:: Collected data ::

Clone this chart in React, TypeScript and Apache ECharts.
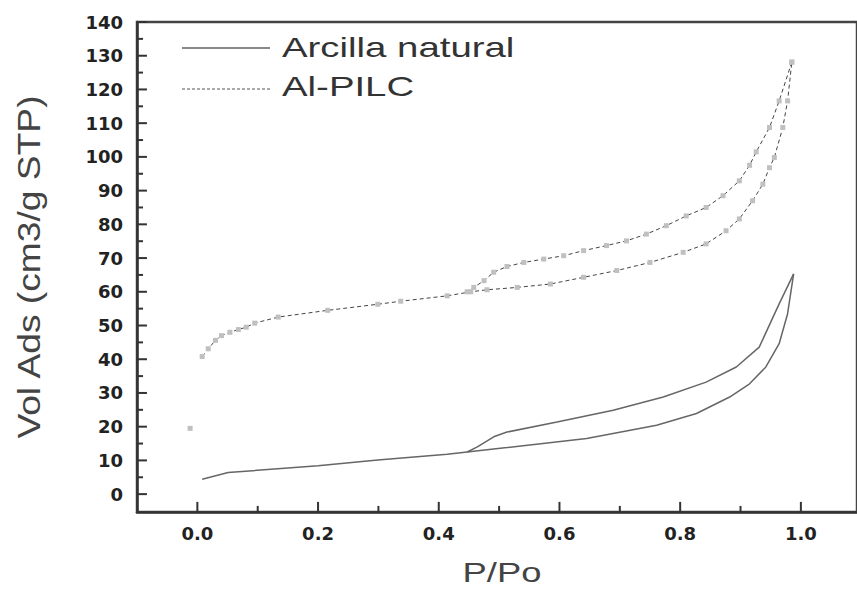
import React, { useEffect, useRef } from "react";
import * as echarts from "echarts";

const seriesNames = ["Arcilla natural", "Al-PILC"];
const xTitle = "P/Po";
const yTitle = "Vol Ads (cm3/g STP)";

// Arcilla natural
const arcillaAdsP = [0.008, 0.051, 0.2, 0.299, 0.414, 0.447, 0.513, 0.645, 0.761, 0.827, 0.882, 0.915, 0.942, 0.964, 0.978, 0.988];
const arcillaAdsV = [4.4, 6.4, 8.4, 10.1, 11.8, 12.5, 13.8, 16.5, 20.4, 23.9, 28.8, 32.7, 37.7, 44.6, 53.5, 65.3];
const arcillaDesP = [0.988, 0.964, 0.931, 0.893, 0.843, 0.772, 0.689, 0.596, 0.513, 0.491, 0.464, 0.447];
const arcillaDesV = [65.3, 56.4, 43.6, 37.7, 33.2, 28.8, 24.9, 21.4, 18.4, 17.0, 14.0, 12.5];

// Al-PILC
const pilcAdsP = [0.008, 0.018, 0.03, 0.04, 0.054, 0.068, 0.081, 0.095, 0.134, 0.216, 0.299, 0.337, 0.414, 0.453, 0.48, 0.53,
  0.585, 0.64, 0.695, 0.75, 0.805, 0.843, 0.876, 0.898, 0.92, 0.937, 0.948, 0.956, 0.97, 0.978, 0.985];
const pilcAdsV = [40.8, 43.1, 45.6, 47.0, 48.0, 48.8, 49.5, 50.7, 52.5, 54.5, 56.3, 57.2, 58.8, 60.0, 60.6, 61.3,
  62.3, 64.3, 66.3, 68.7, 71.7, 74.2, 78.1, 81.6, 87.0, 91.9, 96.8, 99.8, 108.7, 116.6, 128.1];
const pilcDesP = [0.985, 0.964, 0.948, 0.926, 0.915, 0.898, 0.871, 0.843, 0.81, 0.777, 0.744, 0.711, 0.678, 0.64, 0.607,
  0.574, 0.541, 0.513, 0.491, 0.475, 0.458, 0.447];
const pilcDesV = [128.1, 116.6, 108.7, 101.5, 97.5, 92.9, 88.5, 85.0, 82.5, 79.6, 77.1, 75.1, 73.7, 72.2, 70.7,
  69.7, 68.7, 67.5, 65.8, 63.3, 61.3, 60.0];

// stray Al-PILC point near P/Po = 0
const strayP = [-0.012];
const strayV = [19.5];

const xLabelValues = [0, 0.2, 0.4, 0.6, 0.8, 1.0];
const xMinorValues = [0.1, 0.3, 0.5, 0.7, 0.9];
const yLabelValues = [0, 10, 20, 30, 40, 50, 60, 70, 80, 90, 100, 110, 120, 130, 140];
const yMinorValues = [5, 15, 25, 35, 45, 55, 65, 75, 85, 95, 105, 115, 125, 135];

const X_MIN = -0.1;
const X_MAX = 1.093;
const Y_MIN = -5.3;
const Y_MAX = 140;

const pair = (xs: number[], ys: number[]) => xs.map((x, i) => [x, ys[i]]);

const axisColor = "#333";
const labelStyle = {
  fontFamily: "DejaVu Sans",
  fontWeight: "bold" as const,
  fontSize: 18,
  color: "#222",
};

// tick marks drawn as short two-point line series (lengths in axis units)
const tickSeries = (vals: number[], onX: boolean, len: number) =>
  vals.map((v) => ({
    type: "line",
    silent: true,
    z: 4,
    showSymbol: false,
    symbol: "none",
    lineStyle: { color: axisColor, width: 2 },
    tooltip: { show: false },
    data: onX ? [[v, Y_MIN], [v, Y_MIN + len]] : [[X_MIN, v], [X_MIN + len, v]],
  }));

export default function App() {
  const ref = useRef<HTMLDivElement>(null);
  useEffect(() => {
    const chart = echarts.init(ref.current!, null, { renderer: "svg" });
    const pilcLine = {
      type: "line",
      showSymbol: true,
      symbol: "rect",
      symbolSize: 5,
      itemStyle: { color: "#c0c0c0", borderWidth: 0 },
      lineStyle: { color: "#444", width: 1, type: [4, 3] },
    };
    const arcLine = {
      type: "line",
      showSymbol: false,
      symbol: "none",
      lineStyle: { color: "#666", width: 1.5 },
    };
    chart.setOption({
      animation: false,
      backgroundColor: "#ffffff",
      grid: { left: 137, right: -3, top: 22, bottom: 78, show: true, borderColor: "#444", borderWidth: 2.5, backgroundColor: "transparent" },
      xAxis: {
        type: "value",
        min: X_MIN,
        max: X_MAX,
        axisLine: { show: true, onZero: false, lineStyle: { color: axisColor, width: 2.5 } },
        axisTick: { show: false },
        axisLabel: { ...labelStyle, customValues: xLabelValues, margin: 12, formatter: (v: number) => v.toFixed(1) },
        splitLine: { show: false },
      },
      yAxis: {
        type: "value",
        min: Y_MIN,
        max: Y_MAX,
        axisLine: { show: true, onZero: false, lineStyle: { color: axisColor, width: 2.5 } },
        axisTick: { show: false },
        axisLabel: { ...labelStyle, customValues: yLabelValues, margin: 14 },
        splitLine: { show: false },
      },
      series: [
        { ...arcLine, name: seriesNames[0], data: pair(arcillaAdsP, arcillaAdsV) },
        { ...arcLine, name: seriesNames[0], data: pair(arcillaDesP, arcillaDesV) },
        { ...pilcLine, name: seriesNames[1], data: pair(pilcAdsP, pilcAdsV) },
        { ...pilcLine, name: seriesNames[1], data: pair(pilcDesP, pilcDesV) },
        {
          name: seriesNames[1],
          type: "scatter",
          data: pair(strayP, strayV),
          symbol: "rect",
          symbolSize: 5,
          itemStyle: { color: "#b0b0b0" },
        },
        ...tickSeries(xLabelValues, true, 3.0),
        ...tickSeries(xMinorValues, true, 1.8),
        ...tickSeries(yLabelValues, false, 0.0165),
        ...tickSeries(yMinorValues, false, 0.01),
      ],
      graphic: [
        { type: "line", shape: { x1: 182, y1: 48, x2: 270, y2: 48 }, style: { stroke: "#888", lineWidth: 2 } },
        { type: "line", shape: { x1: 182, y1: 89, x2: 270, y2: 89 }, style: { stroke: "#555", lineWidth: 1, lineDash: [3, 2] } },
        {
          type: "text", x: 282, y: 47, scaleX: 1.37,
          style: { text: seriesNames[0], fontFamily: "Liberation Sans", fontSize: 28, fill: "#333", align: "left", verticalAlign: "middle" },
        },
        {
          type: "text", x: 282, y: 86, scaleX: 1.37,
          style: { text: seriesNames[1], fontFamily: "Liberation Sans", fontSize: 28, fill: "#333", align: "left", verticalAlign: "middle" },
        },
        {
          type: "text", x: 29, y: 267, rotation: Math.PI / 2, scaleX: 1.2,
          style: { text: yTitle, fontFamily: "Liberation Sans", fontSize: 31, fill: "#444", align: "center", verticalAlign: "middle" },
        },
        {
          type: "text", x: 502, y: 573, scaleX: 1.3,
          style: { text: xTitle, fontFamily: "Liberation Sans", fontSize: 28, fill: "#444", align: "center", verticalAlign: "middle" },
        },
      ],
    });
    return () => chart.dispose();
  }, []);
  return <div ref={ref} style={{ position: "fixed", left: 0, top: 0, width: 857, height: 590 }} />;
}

:::

### What the exercise asks
Everything from the first line of the listing above through the line that contains "const strayV = [19.5];" is to be restated word for word, minus the pictures.

### Exercise answer
Clone this chart in React, TypeScript and Apache ECharts.
import React, { useEffect, useRef } from "react";
import * as echarts from "echarts";

const seriesNames = ["Arcilla natural", "Al-PILC"];
const xTitle = "P/Po";
const yTitle = "Vol Ads (cm3/g STP)";

// Arcilla natural
const arcillaAdsP = [0.008, 0.051, 0.2, 0.299, 0.414, 0.447, 0.513, 0.645, 0.761, 0.827, 0.882, 0.915, 0.942, 0.964, 0.978, 0.988];
const arcillaAdsV = [4.4, 6.4, 8.4, 10.1, 11.8, 12.5, 13.8, 16.5, 20.4, 23.9, 28.8, 32.7, 37.7, 44.6, 53.5, 65.3];
const arcillaDesP = [0.988, 0.964, 0.931, 0.893, 0.843, 0.772, 0.689, 0.596, 0.513, 0.491, 0.464, 0.447];
const arcillaDesV = [65.3, 56.4, 43.6, 37.7, 33.2, 28.8, 24.9, 21.4, 18.4, 17.0, 14.0, 12.5];

// Al-PILC
const pilcAdsP = [0.008, 0.018, 0.03, 0.04, 0.054, 0.068, 0.081, 0.095, 0.134, 0.216, 0.299, 0.337, 0.414, 0.453, 0.48, 0.53,
  0.585, 0.64, 0.695, 0.75, 0.805, 0.843, 0.876, 0.898, 0.92, 0.937, 0.948, 0.956, 0.97, 0.978, 0.985];
const pilcAdsV = [40.8, 43.1, 45.6, 47.0, 48.0, 48.8, 49.5, 50.7, 52.5, 54.5, 56.3, 57.2, 58.8, 60.0, 60.6, 61.3,
  62.3, 64.3, 66.3, 68.7, 71.7, 74.2, 78.1, 81.6, 87.0, 91.9, 96.8, 99.8, 108.7, 116.6, 128.1];
const pilcDesP = [0.985, 0.964, 0.948, 0.926, 0.915, 0.898, 0.871, 0.843, 0.81, 0.777, 0.744, 0.711, 0.678, 0.64, 0.607,
  0.574, 0.541, 0.513, 0.491, 0.475, 0.458, 0.447];
const pilcDesV = [128.1, 116.6, 108.7, 101.5, 97.5, 92.9, 88.5, 85.0, 82.5, 79.6, 77.1, 75.1, 73.7, 72.2, 70.7,
  69.7, 68.7, 67.5, 65.8, 63.3, 61.3, 60.0];

// stray Al-PILC point near P/Po = 0
const strayP = [-0.012];
const strayV = [19.5];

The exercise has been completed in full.